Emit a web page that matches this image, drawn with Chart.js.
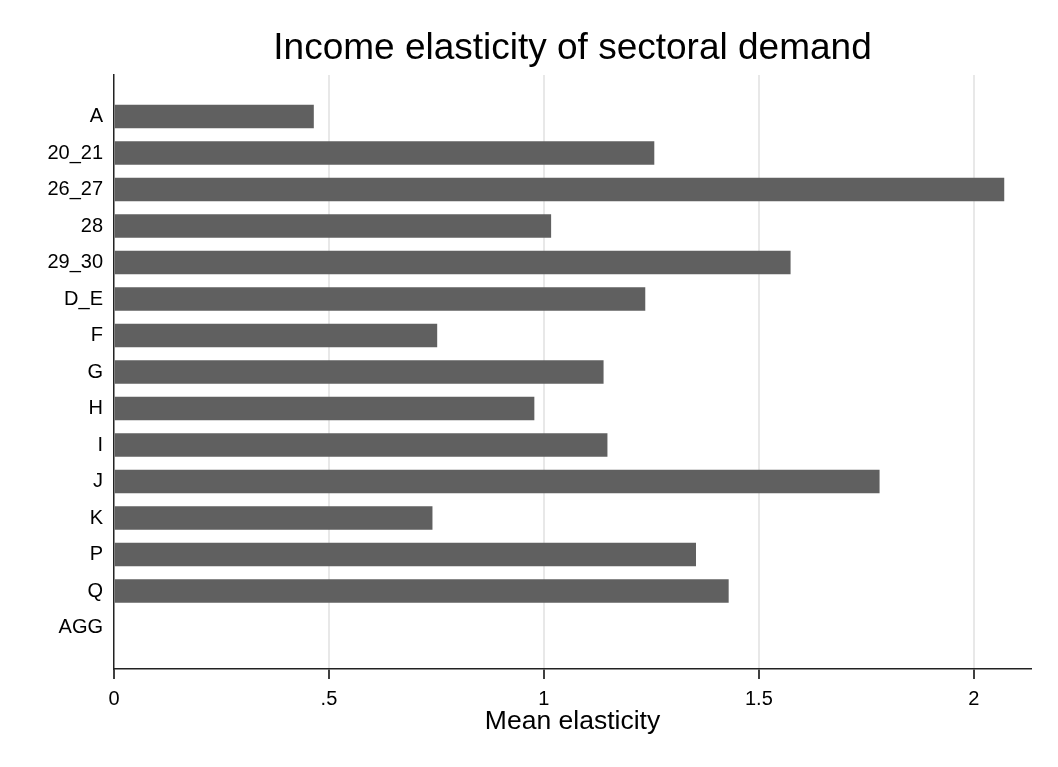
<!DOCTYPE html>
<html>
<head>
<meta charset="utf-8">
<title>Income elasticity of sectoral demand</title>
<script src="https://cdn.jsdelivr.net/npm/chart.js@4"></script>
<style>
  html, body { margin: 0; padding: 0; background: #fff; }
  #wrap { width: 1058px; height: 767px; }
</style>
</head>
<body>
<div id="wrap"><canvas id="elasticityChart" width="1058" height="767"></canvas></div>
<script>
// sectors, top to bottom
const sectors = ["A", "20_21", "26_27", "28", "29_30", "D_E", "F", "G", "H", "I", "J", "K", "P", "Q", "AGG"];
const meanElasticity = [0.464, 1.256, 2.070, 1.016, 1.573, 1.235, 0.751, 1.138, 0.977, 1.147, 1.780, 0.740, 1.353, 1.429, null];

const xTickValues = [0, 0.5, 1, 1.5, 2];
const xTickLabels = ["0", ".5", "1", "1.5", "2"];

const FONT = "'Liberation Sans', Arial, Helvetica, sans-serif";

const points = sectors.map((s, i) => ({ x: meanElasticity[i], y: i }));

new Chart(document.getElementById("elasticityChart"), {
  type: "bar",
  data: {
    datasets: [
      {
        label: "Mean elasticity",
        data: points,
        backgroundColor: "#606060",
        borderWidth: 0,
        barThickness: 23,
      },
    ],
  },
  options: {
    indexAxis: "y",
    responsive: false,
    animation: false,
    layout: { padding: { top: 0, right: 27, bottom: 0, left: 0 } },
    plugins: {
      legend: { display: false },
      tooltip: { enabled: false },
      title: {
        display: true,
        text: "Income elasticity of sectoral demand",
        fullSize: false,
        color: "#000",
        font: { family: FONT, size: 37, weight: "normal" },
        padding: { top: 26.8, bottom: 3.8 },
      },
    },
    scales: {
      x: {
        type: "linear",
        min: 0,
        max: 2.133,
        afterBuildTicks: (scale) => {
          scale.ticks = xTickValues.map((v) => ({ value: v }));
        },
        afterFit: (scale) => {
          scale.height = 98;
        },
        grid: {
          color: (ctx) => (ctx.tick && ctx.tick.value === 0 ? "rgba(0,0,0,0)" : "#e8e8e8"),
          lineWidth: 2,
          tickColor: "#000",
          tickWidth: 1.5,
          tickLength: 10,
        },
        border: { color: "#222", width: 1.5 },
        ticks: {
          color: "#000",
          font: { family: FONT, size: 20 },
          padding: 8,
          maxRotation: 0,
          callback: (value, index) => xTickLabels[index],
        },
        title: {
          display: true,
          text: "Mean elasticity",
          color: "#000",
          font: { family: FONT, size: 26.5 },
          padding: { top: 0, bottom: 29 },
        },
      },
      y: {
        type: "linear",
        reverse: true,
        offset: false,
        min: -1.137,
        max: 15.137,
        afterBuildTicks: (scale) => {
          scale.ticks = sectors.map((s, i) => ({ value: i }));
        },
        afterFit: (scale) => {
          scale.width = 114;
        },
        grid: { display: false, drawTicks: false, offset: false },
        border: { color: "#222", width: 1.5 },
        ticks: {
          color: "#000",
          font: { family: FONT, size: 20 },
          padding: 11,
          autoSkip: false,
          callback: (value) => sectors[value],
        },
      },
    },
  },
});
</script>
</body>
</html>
...
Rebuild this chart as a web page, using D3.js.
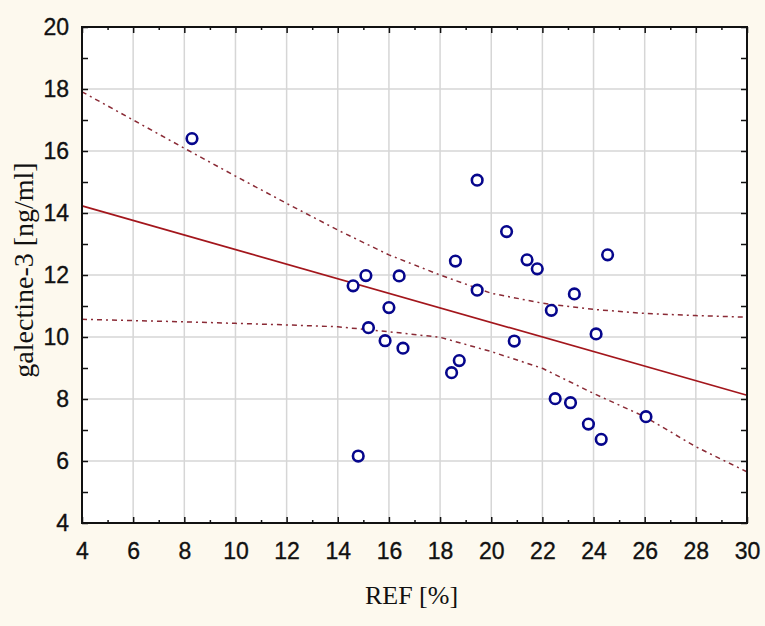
* * *
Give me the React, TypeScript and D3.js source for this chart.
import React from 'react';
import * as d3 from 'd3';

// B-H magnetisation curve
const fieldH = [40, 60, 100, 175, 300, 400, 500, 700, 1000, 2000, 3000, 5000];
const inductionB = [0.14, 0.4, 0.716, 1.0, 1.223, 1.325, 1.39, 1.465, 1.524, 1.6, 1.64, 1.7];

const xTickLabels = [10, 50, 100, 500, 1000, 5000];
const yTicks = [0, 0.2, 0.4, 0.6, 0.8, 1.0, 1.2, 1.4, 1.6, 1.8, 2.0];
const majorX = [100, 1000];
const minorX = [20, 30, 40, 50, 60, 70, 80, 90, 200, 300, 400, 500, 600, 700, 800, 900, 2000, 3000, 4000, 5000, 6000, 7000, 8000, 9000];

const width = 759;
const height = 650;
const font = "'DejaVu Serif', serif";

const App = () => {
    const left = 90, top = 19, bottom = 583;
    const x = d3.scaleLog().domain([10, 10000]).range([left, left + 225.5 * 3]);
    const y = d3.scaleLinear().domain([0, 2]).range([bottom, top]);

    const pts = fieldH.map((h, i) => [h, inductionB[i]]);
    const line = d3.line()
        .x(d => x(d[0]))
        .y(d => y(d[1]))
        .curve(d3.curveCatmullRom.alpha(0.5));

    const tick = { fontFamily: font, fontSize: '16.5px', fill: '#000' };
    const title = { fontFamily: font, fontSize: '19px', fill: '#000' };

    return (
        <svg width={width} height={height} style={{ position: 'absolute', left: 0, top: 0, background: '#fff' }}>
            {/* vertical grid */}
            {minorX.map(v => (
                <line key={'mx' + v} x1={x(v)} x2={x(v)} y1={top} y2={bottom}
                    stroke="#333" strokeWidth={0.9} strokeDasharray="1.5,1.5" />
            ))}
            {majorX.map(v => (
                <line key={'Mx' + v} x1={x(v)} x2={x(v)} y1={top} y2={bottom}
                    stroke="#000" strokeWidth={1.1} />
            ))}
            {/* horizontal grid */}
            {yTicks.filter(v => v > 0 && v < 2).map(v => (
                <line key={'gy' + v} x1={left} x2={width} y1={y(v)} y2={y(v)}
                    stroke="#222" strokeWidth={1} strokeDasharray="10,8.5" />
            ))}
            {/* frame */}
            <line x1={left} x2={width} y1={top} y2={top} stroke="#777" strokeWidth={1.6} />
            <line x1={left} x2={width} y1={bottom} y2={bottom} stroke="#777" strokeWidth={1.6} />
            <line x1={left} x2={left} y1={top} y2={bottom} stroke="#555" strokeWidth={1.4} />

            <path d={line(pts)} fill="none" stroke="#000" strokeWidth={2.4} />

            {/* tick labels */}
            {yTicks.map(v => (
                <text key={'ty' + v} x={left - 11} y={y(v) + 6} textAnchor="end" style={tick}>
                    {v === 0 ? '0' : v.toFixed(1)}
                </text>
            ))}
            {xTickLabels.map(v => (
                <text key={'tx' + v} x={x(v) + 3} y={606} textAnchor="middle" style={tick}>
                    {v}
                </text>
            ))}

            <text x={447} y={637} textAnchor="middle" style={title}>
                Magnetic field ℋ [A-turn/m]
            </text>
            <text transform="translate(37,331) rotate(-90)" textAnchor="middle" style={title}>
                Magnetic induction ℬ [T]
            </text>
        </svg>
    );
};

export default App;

> [THE EXERCISE]: Only the lines from the one with "Emit a web page" down to the one with "const points = sectors.map((s, i)" belong in your copy, both ends included; write them out exactly and skip any pictures.

> [THE ANSWER]:
Emit a web page that matches this image, drawn with Chart.js.
<!DOCTYPE html>
<html>
<head>
<meta charset="utf-8">
<title>Income elasticity of sectoral demand</title>
<script src="https://cdn.jsdelivr.net/npm/chart.js@4"></script>
<style>
  html, body { margin: 0; padding: 0; background: #fff; }
  #wrap { width: 1058px; height: 767px; }
</style>
</head>
<body>
<div id="wrap"><canvas id="elasticityChart" width="1058" height="767"></canvas></div>
<script>
// sectors, top to bottom
const sectors = ["A", "20_21", "26_27", "28", "29_30", "D_E", "F", "G", "H", "I", "J", "K", "P", "Q", "AGG"];
const meanElasticity = [0.464, 1.256, 2.070, 1.016, 1.573, 1.235, 0.751, 1.138, 0.977, 1.147, 1.780, 0.740, 1.353, 1.429, null];

const xTickValues = [0, 0.5, 1, 1.5, 2];
const xTickLabels = ["0", ".5", "1", "1.5", "2"];

const FONT = "'Liberation Sans', Arial, Helvetica, sans-serif";

const points = sectors.map((s, i) => ({ x: meanElasticity[i], y: i }));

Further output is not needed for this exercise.